Australia’s very own Captain Wacky today turns his fertile mind to climate change and, as sometimes happens, he makes a good deal of political sense. In his regular column in a daily financial newspaper (no link, subscribers only, very expensive), Mark Latham predicts a gloomy future for any kind of meaningful action on carbon reduction by governments now enmeshed in managing a global economic crisis.
“Anyone who has experienced public life in Australia knows that the greatest barriers to reform are apathy and greed”, notes the former Opposition Leader. “Policy changes that threaten the household budget also threaten a government’s survival”. And the Rudd government, he predicts quite sensibly, “has no intention of becoming an electoral kamikaze and the middle class has no intention of reducing its reliance on fossil fuels. Everything else is play acting.”
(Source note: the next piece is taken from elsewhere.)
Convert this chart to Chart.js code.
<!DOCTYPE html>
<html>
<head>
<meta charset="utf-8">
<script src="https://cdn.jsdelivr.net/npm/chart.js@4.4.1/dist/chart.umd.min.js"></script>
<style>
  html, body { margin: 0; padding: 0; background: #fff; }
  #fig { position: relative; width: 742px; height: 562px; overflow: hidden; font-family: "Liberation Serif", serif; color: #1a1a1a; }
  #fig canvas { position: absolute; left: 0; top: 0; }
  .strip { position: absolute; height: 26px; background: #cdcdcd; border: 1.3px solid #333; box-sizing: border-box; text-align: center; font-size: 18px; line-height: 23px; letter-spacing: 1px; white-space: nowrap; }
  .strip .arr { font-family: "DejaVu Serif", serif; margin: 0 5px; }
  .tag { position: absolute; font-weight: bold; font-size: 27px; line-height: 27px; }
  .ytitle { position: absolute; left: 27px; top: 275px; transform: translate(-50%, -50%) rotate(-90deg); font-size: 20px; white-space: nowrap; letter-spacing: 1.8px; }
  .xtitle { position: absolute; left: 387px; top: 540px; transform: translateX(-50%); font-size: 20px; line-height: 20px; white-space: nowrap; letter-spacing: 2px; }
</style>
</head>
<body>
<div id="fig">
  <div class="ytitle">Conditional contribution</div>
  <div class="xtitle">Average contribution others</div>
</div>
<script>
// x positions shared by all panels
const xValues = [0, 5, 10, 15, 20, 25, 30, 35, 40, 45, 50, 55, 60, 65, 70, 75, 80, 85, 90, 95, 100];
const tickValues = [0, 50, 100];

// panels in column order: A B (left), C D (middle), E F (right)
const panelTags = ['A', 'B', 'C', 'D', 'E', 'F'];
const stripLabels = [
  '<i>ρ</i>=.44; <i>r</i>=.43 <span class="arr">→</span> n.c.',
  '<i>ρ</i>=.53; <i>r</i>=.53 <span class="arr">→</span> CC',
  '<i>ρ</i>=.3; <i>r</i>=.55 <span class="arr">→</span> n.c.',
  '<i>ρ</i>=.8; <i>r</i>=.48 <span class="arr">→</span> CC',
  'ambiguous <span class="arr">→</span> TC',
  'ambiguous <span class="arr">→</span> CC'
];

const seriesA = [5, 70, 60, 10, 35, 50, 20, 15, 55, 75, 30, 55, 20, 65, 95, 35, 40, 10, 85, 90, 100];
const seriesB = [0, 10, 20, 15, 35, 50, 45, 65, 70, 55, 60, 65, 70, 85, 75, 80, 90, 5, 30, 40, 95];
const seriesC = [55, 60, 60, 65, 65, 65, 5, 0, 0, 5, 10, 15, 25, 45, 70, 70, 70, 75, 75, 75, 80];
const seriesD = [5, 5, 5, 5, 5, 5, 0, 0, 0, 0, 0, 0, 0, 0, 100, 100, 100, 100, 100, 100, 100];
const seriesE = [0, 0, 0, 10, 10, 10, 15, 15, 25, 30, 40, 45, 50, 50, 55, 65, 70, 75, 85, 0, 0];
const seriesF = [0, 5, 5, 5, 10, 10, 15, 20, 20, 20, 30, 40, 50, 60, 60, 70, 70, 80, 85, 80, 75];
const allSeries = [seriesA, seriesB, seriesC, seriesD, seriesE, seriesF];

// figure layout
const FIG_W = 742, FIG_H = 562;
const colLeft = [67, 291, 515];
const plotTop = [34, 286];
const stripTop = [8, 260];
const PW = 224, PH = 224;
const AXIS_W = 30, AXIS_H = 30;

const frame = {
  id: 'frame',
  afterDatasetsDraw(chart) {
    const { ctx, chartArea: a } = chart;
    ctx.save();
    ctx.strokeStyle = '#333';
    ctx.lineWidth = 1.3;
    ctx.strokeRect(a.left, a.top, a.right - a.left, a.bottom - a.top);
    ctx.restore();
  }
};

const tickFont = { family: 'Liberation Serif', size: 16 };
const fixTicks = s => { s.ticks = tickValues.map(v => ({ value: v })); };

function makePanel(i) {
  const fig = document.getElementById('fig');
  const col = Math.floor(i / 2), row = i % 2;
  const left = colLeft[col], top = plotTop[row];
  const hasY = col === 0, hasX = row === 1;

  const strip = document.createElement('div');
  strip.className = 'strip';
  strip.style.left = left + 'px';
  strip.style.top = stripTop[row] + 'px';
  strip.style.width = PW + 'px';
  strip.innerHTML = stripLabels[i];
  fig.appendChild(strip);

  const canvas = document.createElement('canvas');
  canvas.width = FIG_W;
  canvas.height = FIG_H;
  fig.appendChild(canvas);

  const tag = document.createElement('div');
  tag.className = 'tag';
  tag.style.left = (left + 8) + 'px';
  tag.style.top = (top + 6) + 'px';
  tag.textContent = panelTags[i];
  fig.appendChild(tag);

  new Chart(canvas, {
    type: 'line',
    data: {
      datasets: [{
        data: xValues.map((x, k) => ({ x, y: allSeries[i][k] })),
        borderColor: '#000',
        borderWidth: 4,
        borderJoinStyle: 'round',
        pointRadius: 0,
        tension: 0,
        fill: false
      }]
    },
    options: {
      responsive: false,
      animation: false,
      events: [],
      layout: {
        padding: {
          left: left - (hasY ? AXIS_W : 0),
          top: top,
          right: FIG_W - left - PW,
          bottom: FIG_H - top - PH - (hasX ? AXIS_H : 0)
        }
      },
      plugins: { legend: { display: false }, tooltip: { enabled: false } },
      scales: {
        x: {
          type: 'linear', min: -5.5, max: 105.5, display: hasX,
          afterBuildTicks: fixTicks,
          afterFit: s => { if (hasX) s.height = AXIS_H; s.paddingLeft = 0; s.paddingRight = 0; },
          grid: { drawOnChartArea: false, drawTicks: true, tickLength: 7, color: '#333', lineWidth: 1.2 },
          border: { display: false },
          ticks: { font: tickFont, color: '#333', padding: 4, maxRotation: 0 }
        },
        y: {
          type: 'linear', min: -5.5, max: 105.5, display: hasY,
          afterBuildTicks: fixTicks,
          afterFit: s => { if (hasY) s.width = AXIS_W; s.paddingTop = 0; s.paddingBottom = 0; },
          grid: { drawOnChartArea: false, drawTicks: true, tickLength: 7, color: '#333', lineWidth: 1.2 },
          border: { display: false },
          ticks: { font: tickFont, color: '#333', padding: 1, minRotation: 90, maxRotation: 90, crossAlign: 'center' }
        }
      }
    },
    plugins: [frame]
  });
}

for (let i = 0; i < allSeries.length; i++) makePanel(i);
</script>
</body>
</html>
The pre-conditions for serious economic action on climate change have shifted dramatically in the past month. Proponents of drastic action must recognise this and must turn their minds to a pragmatic outcome that suits the (bad) times. As Capt. Wacky so succinctly describes the prospect of car-dependent outer-suburban Australians agreeing to curtail their car usage in the interests of the planet: “It’s a long walk from Struggle Street to the shopping mall and an even longer walk home humping a flat-screen TV on your back.” And therein lies a challenge for the government, opposition and Australian politics broadly: we need a way of dealing with the threats to our economy and environment in tandem and beyond the platitudinous analysis that perceives one as being the victim of the other due exclusively to the pre-eminence of pure politics. We need to find another way of doing things. Maybe two of them at once.